## Directions for this task:
Omit pictures and quote the listing below line by line, from its start through the line that holds "plt.rcParams['font.family'] = ['DejaVu".

## Dataset extract:
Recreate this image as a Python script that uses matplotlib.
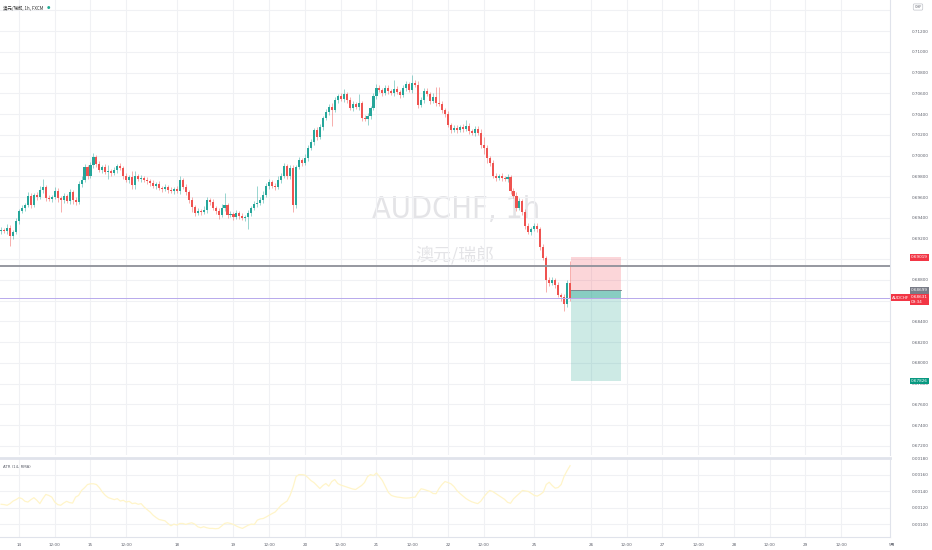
import matplotlib
matplotlib.use("Agg")
import matplotlib.pyplot as plt
import matplotlib.transforms as mtransforms
from matplotlib.patches import Rectangle
from matplotlib import font_manager
import os
import numpy as np

plt.rcParams['font.family'] = ['DejaVu Sans', 'Noto Sans CJK SC']

# hourly closes, bar -6 (13th 18:00) .. bar 185 (25th, last bar)
closes = [
    0.69282, 0.69272, 0.69301, 0.69224, 0.69263, 0.69369, 0.69465, 0.69494, 0.69523, 0.69610,
    0.69523, 0.69619, 0.69600, 0.69668, 0.69697, 0.69591, 0.69581, 0.69600, 0.69658, 0.69591,
    0.69571, 0.69610, 0.69562, 0.69648, 0.69571, 0.69552, 0.69725, 0.69764, 0.69889, 0.69803,
    0.69909, 0.69986, 0.69918, 0.69860, 0.69889, 0.69841, 0.69851, 0.69831, 0.69860, 0.69899,
    0.69880, 0.69803, 0.69764, 0.69793, 0.69716, 0.69803, 0.69774, 0.69783, 0.69764, 0.69754,
    0.69735, 0.69706, 0.69725, 0.69687, 0.69677, 0.69697, 0.69668, 0.69658, 0.69677, 0.69658,
    0.69764, 0.69697, 0.69648, 0.69571, 0.69504, 0.69446, 0.69465, 0.69456, 0.69475, 0.69571,
    0.69552, 0.69494, 0.69465, 0.69427, 0.69494, 0.69523, 0.69427, 0.69436, 0.69408, 0.69446,
    0.69417, 0.69398, 0.69408, 0.69446, 0.69494, 0.69533, 0.69543, 0.69571, 0.69619, 0.69706,
    0.69745, 0.69706, 0.69697, 0.69764, 0.69803, 0.69899, 0.69803, 0.69880, 0.69523, 0.69889,
    0.69957, 0.69928, 0.69976, 0.70072, 0.70130, 0.70246, 0.70178, 0.70275, 0.70362, 0.70420,
    0.70468, 0.70439, 0.70535, 0.70574, 0.70545, 0.70593, 0.70535, 0.70458, 0.70497, 0.70468,
    0.70506, 0.70362, 0.70352, 0.70381, 0.70458, 0.70574, 0.70651, 0.70632, 0.70603, 0.70651,
    0.70622, 0.70603, 0.70641, 0.70612, 0.70584, 0.70651, 0.70689, 0.70632, 0.70699, 0.70680,
    0.70487, 0.70535, 0.70622, 0.70593, 0.70526, 0.70565, 0.70506, 0.70497, 0.70439, 0.70400,
    0.70294, 0.70246, 0.70265, 0.70246, 0.70275, 0.70256, 0.70285, 0.70236, 0.70217, 0.70256,
    0.70217, 0.70101, 0.70072, 0.69976, 0.69928, 0.69803, 0.69783, 0.69803, 0.69783, 0.69774,
    0.69793, 0.69658, 0.69610, 0.69494, 0.69562, 0.69456, 0.69320, 0.69263, 0.69292, 0.69320,
    0.69292, 0.69118, 0.69012, 0.68800, 0.68771, 0.68800, 0.68752, 0.68656, 0.68636, 0.68569,
    0.68771, 0.68631,
]
first_open = 0.69272

# wick lengths in pips above / below the body
wick_up = [
    3, 2, 4, 3, 2, 3, 2, 3, 2, 4,
    3, 2, 3, 4, 8, 2, 3, 2, 4, 3,
    2, 3, 2, 3, 2, 3, 3, 4, 3, 2,
    3, 4, 2, 3, 2, 3, 6, 2, 3, 2,
    3, 2, 3, 2, 6, 5, 2, 3, 2, 3,
    2, 3, 2, 3, 2, 3, 2, 3, 2, 3,
    4, 2, 3, 2, 3, 2, 3, 2, 4, 3,
    2, 3, 2, 3, 4, 12, 2, 3, 2, 3,
    2, 3, 2, 3, 2, 3, 16, 3, 4, 3,
    3, 2, 3, 4, 3, 3, 2, 3, 3, 2,
    3, 2, 4, 3, 3, 2, 3, 3, 2, 3,
    3, 4, 3, 2, 3, 5, 2, 3, 3, 2,
    9, 2, 3, 3, 2, 3, 4, 3, 2, 3,
    3, 2, 9, 3, 2, 3, 3, 2, 8, 3,
    4, 3, 3, 3, 2, 4, 10, 15, 3, 2,
    3, 2, 3, 3, 2, 3, 6, 3, 2, 3,
    3, 4, 8, 3, 2, 3, 3, 2, 3, 2,
    3, 2, 3, 4, 3, 2, 3, 3, 2, 3,
    3, 2, 3, 2, 3, 3, 2, 3, 2, 3,
    3, 21,
]
wick_down = [
    3, 2, 3, 10, 3, 2, 3, 2, 3, 2,
    3, 2, 3, 2, 3, 3, 2, 3, 2, 4,
    12, 3, 2, 3, 4, 3, 2, 3, 2, 3,
    2, 3, 3, 2, 3, 2, 7, 3, 2, 3,
    2, 3, 2, 3, 4, 4, 2, 3, 2, 3,
    3, 2, 3, 2, 3, 2, 3, 2, 3, 2,
    3, 2, 3, 3, 5, 3, 2, 3, 2, 3,
    3, 2, 3, 4, 2, 3, 3, 2, 3, 2,
    3, 2, 3, 12, 3, 2, 3, 2, 3, 2,
    3, 2, 3, 2, 3, 2, 3, 3, 7, 3,
    2, 3, 2, 3, 2, 3, 3, 2, 3, 2,
    3, 15, 2, 3, 2, 3, 3, 2, 3, 2,
    3, 3, 2, 6, 3, 2, 3, 2, 3, 2,
    3, 2, 3, 2, 3, 2, 3, 2, 3, 2,
    3, 2, 3, 2, 3, 2, 3, 2, 3, 3,
    2, 3, 2, 3, 2, 3, 2, 3, 2, 3,
    2, 3, 6, 5, 3, 2, 3, 2, 3, 2,
    3, 3, 2, 3, 2, 3, 3, 2, 3, 2,
    3, 3, 2, 12, 3, 2, 3, 2, 4, 7,
    3, 3,
]

# ATR(14, RMA) in units of 1e-5
atr_vals = [
    124.0, 123.6, 122.8, 124.8, 127.9, 129.6, 132.0, 130.8, 127.6, 126.7,
    129.6, 132.0, 128.8, 124.8, 130.8, 135.9, 134.7, 132.7, 126.7, 123.6,
    122.8, 125.5, 127.6, 126.0, 125.5, 132.7, 134.7, 140.7, 144.0, 147.9,
    148.8, 148.8, 147.9, 144.0, 138.7, 134.7, 132.0, 130.8, 129.6, 130.8,
    127.9, 128.8, 126.7, 127.6, 124.8, 125.5, 124.0, 124.8, 120.7, 117.6,
    114.7, 110.8, 108.0, 105.6, 104.8, 104.0, 100.8, 98.0, 100.0, 98.8,
    100.8, 100.8, 99.6, 100.8, 101.6, 100.0, 96.8, 95.6, 96.8, 95.6,
    94.8, 94.8, 94.4, 94.8, 97.6, 100.8, 101.6, 100.8, 99.6, 97.6,
    96.0, 94.8, 96.8, 98.8, 100.0, 99.6, 104.8, 106.3, 106.8, 108.7,
    110.8, 112.8, 114.7, 118.8, 122.8, 125.5, 127.9, 134.7, 144.7, 157.5,
    159.9, 159.9, 159.3, 156.3, 152.7, 150.3, 146.7, 143.1, 146.7, 149.1,
    145.9, 151.5, 153.9, 149.1, 147.3, 146.1, 144.9, 143.7, 142.5, 141.9,
    144.3, 146.7, 150.3, 157.5, 159.9, 158.7, 161.9, 157.5, 152.7, 145.5,
    138.3, 134.7, 133.5, 132.7, 132.3, 131.7, 131.5, 131.7, 132.3, 132.7,
    138.3, 142.8, 141.9, 140.7, 139.5, 137.1, 136.8, 143.1, 147.9, 151.5,
    150.3, 148.8, 145.5, 140.7, 137.1, 134.1, 131.1, 128.8, 127.0, 125.8,
    124.8, 127.6, 132.7, 137.1, 140.7, 139.5, 137.1, 134.7, 132.3, 130.0,
    126.4, 125.2, 130.5, 133.9, 137.1, 140.7, 140.1, 139.5, 137.1, 134.7,
    133.9, 135.9, 138.7, 147.9, 150.7, 146.7, 143.5, 144.3, 147.9, 157.9,
    164.7, 170.7,
]

first_bar = -6
tick_pos = [0, 12, 24, 36, 53, 72, 84, 96, 108, 120, 132, 144, 156, 173,
            192, 204, 216, 228, 240, 252, 264, 276]
tick_lab = ["14", "12:00", "15", "12:00", "18", "19", "12:00", "20", "12:00", "21",
            "12:00", "22", "12:00", "25", "26", "12:00", "27", "12:00", "28", "12:00",
            "29", "12:00"]
month_pos, month_lab = 293, "5月"

price_ticks = [0.672, 0.674, 0.676, 0.678, 0.680, 0.682, 0.684, 0.686, 0.688, 0.690,
               0.692, 0.694, 0.696, 0.698, 0.700, 0.702, 0.704, 0.706, 0.708, 0.710,
               0.712, 0.714]
atr_ticks = [0.0010, 0.0012, 0.0014, 0.0016, 0.0018]

last_price = 0.68631
entry, stop, target = 0.68699, 0.69019, 0.67826
hline_price = 0.68935
box_left, box_right = 185.3, 202.1

UP, DOWN = "#26a69a", "#ef5350"
GRID = "#f0f1f4"
TXT = "#5d606b"

closes = np.array(closes)
opens = np.concatenate([[first_open], closes[:-1]])
highs = np.maximum(opens, closes) + np.array(wick_up) * 1e-4
lows = np.minimum(opens, closes) - np.array(wick_down) * 1e-4
x = np.arange(first_bar, first_bar + len(closes))
atr = np.array(atr_vals) * 1e-5

# a narrow regular face for the big watermark, if one is installed
narrow = None
prefs = ["LiberationSansNarrow-Regular", "DejaVuSansCondensed."]
files = [f.fname for f in font_manager.fontManager.ttflist]
for p in prefs:
    hits = [fn for fn in files if p in os.path.basename(fn)]
    if hits:
        narrow = hits[0]
        break

fig = plt.figure(figsize=(9.32, 5.5), dpi=100)
W, H = 932, 550
ax = fig.add_axes([0, 1 - 455 / H, 890 / W, 455 / H])
ax2 = fig.add_axes([0, 1 - 537 / H, 890 / W, 79 / H], sharex=ax)

xmin, xmax = -6.38, 292.4
ax.set_xlim(xmin, xmax)
ax.set_ylim(0.67113, 0.71499)
ax2.set_ylim(0.000844, 0.001791)

for a in (ax, ax2):
    for s in a.spines.values():
        s.set_visible(False)
    a.set_xticks(tick_pos)
    a.grid(True, color=GRID, linewidth=0.8)
    a.set_axisbelow(True)
    a.tick_params(length=0)
ax.spines["right"].set_visible(True)
ax.spines["right"].set_color("#e0e3eb")
ax2.spines["right"].set_visible(True)
ax2.spines["right"].set_color("#e0e3eb")
ax2.spines["bottom"].set_visible(True)
ax2.spines["bottom"].set_color("#e0e3eb")
ax2.spines["top"].set_visible(True)
ax2.spines["top"].set_color("#e0e3eb")
ax2.spines["top"].set_linewidth(2)

# price axis
ax.set_yticks(price_ticks)
ax.yaxis.tick_right()
labels = ["" if p in (0.690, 0.686, 0.714) else f"{p:.5f}" for p in price_ticks]
ax.set_yticklabels(labels)
ax.tick_params(axis="y", labelsize=3, labelcolor=TXT, pad=16)
ax.tick_params(axis="x", labelbottom=False)

ax2.set_yticks(atr_ticks)
ax2.yaxis.tick_right()
ax2.set_yticklabels([f"{v:.5f}" for v in atr_ticks])
ax2.tick_params(axis="y", labelsize=3, labelcolor=TXT, pad=16)
ax2.set_xticklabels(tick_lab)
ax2.tick_params(axis="x", labelsize=3, labelcolor=TXT, pad=4)
ax2.text(month_pos, -0.08, month_lab, transform=mtransforms.blended_transform_factory(ax2.transData, ax2.transAxes),
         fontsize=3, color=TXT, ha="center", va="top", clip_on=False,
         family=["Noto Sans CJK SC", "DejaVu Sans"])

# watermark (centre of the pane)
if narrow:
    wm_prop = font_manager.FontProperties(fname=narrow, size=26)
else:
    wm_prop = font_manager.FontProperties(family="DejaVu Sans", size=22)
wm = ax.text(146.9, 0.69480, "AUDCHF, 1h", color="#e4e4e7", ha="center", va="center",
             zorder=0, fontproperties=wm_prop)
fig.canvas.draw()
wm_w = wm.get_window_extent().width
wm.set_fontsize(wm_prop.get_size() * 168 / wm_w)
ax.text(146.4, 0.69040, "澳元/瑞郎", fontsize=13, color="#e4e4e7", ha="center", va="center",
        family=["Noto Sans CJK SC", "DejaVu Sans"], zorder=0)

# candles
up = closes >= opens
colors = np.where(up, UP, DOWN)
ax.vlines(x, lows, highs, colors=colors, linewidth=0.6, alpha=0.55, zorder=2)
ax.bar(x, np.abs(closes - opens) + 0.00002, bottom=np.minimum(opens, closes) - 0.00001,
       width=0.7, color=colors, linewidth=0, zorder=3)

# horizontal lines
ax.axhline(hline_price, color="#8e9099", linewidth=1.3, zorder=4)
ax.axhline(last_price, color="#b7a9ec", linewidth=0.7, zorder=4)

# short position box
ax.add_patch(Rectangle((box_left, entry), box_right - box_left, stop - entry,
                       facecolor="#f23645", alpha=0.2, linewidth=0, zorder=1))
ax.add_patch(Rectangle((box_left, target), box_right - box_left, entry - target,
                       facecolor="#089981", alpha=0.2, linewidth=0, zorder=1))
ax.add_patch(Rectangle((box_left, last_price), box_right - box_left, entry - last_price,
                       facecolor="#089981", alpha=0.35, linewidth=0, zorder=1))
ax.plot([box_left, box_right], [entry, entry], color="#787b86", linewidth=0.6, zorder=2)

# price scale labels
bt = mtransforms.blended_transform_factory(fig.transFigure, ax.transData)
def tag(y, txt, fc, xf=911 / W):
    ax.text(xf, y, txt, transform=bt, fontsize=3, color="white", ha="left", va="center",
            bbox=dict(boxstyle="square,pad=0.35", fc=fc, ec="none"), clip_on=False, zorder=10)

tag(stop, "0.69019", "#f23645")
tag(entry, "0.68699", "#787b86")
tag(last_price - 0.00020, "0.68631\n09:34", "#f23645")
tag(target, "0.67826", "#089981")
ax.text(892 / W, last_price, "AUDCHF", transform=bt, fontsize=3, color="white", ha="left",
        va="center", bbox=dict(boxstyle="square,pad=0.35", fc="#f23645", ec="none"),
        clip_on=False, zorder=10)
fig.text(918 / W, 1 - 7 / H, "CHF", fontsize=2.6, color=TXT, ha="center", va="center",
         bbox=dict(boxstyle="round,pad=0.3", fc="white", ec="#b2b5be", lw=0.4))

# ATR
ax2.plot(x, atr, color="#fff5c9", linewidth=0.9)
ax2.text(3 / 890, 0.88, "ATR (14, RMA)", transform=ax2.transAxes, fontsize=2.8, color=TXT,
         ha="left", va="center")

# title
fig.text(3 / W, 1 - 8 / H, "澳元/瑞郎, 1h, FXCM", fontsize=3.2, color="#333333",
         ha="left", va="center", family=["Noto Sans CJK SC", "DejaVu Sans"])
fig.text(47 / W, 1 - 8 / H, "●", fontsize=2.8, color="#22ab94", ha="left", va="center")

fig.savefig("out.png", dpi=100, facecolor="white")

## Response to this task:
Recreate this image as a Python script that uses matplotlib.
import matplotlib
matplotlib.use("Agg")
import matplotlib.pyplot as plt
import matplotlib.transforms as mtransforms
from matplotlib.patches import Rectangle
from matplotlib import font_manager
import os
import numpy as np

plt.rcParams['font.family'] = ['DejaVu Sans', 'Noto Sans CJK SC']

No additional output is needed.